In the present study, it was noted that with 50% bone loss, the stress values were notably greater due to the combination of loss of bone and PDL and the anatomy of apical region. These results showed that when the stress at root apex is doubled, bone loss became directly proportional to the reduction in force levels for each of the types of orthodontic tooth movements. Clinically, these results show that when the periodontium is reduced, lower forces are required to reach the maximum stress that is tolerable in comparison with teeth with intact periodontium. Alveolar bone height loss causes an increase in von Mises stress values at all levels. 18 Similarly, Ghuloom et al. 23 (2017) reported a correlation among the root apex stress, bone loss, and reduction in force levels for the translational movement. The translational movement of a maxillary 1st molar for three levels of bone loss (2.5, 5, and 6.5 mm) were investigated in this study by Ghuloom, which showed that decreased force levels were required to develop stress levels similar to those obtained in areas without bone loss (80% of the initial force of 300 g for 2.5 mm bone loss, 60% for 5 mm bone loss, and 35% for 6.5 mm bone loss). In another study done by Juan Cobo et al., 24 they found that after applying the labiolingual force in the canine, a progressive increase of the stress in the labial and lingual zones of the tooth, periodontal membrane and alveolar bone was observed when the alveolar bone was reducing.

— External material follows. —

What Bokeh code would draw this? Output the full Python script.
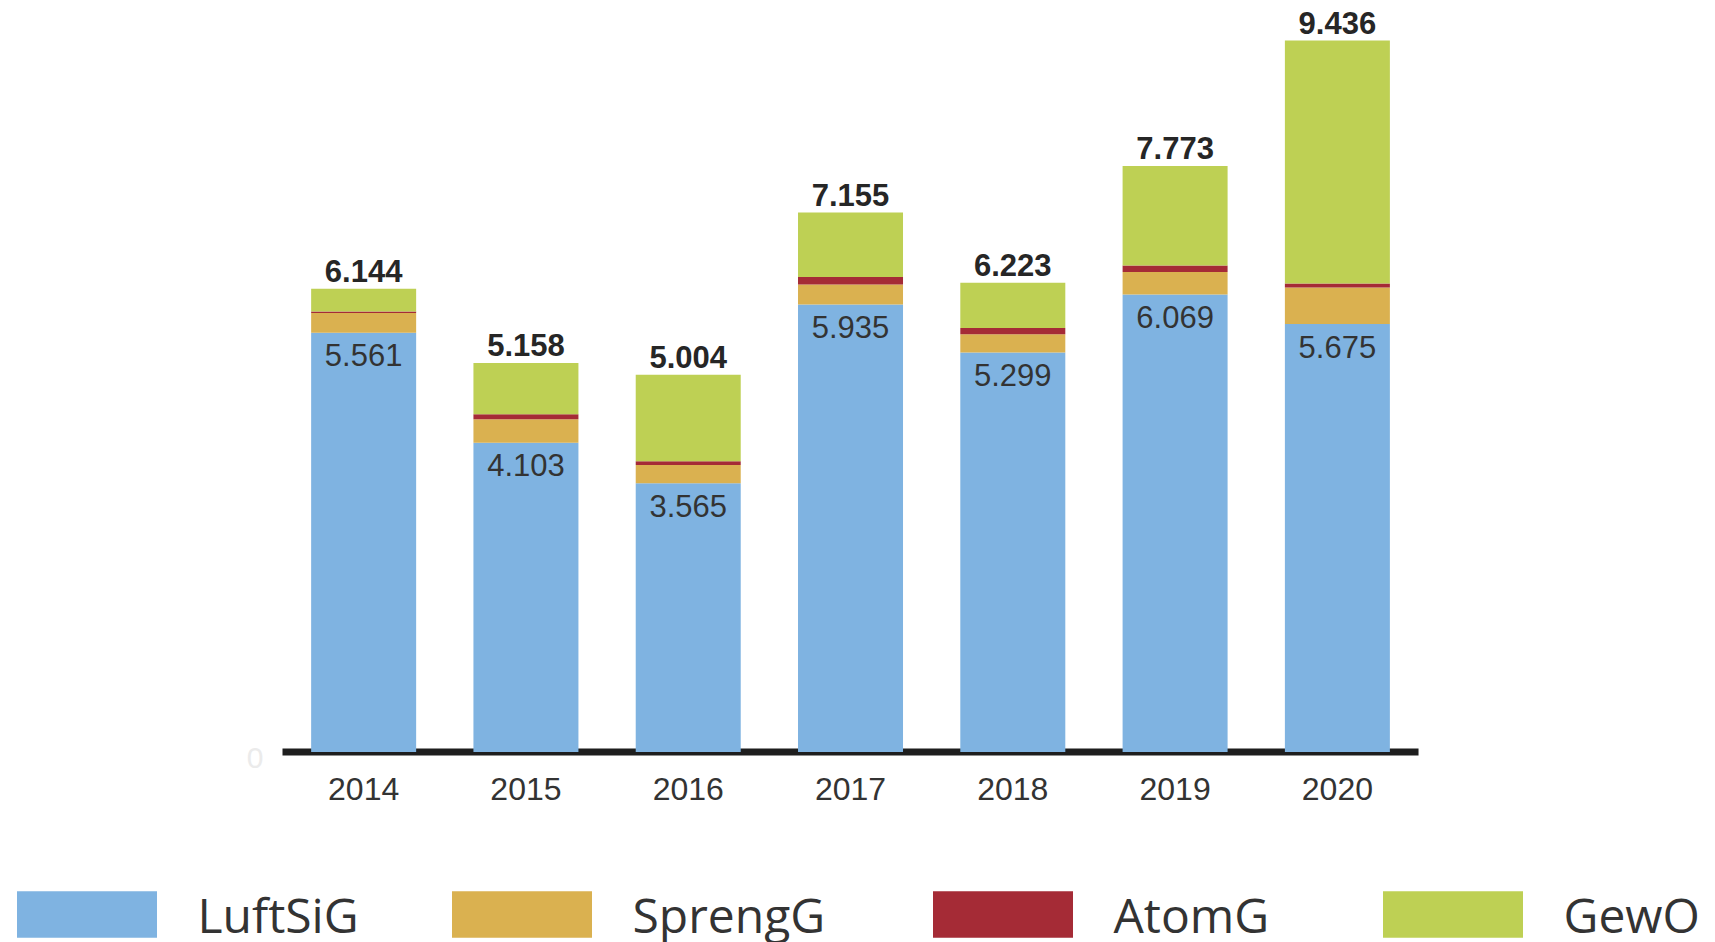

They explained that when a bone height reduction is simulated in the model, greater increase of tension in the periodontal membrane is produced when the bone loss ranges from 6 to 8 mm. The implications of a reduction in alveolar bone have been assessed from the point of view of change in the center of resistance. 20 Although 0.017 mm/year of bone resorption can be considered quite normal (Corn & Mark, 1989), increased resorption can be detected in the patients referred for orthodontic treatment.
It seems suitable to assume that increased orthodontic forces with advanced bone loss have a greater effect on the neurovascular bundle at the root apex and PBF. This relevantly emphasizes the importance of applying lower forces (Proffit recommended up to 1.2 N) 8 in appropriate activation intervals in adult patients. Nevertheless, more statistics on the tolerable stress at root apex and orthodontic loads without affecting the pulpal blood flow in cases with reduced PDL and bone is needed.
Conclusion
There are a series of changes in dental pulp after orthodontic forces are applied. FEA constitutes a non-invasive, precise method providing both quantitative as well as detailed data regarding the physiological responses occurring in periodontal ligament, alveolar bone, and dental pulp. It was concluded from this study that:
Rotation type of tooth movement produced the greatest stress in the pulpal tissue whereas translation produced the lowest pulpal stress, be it incisors or molars. Maximum amount of pulpal stress was concentrated at the root apex, for any type of tooth movement. As bone level decreased the pulpal stress values increased almost linearly. Anterior teeth showed more pulpal stress than posterior teeth, be it normal bone height or 50% bone height.
Footnotes
Declaration of Conflicting Interests
The authors declared no potential conflicts of interest with respect to the research, authorship, and/or publication of this article.
Funding
The authors received no financial support for the research, authorship, and/or publication of this article.
Statement of Informed Consent and Ethical Approval
Required ethical clearances have been obtained from the institution IEC/ORTHO/13/19 before initiating the study. No informed consent was necessary for this study because no patient data or information was used to create FEM models.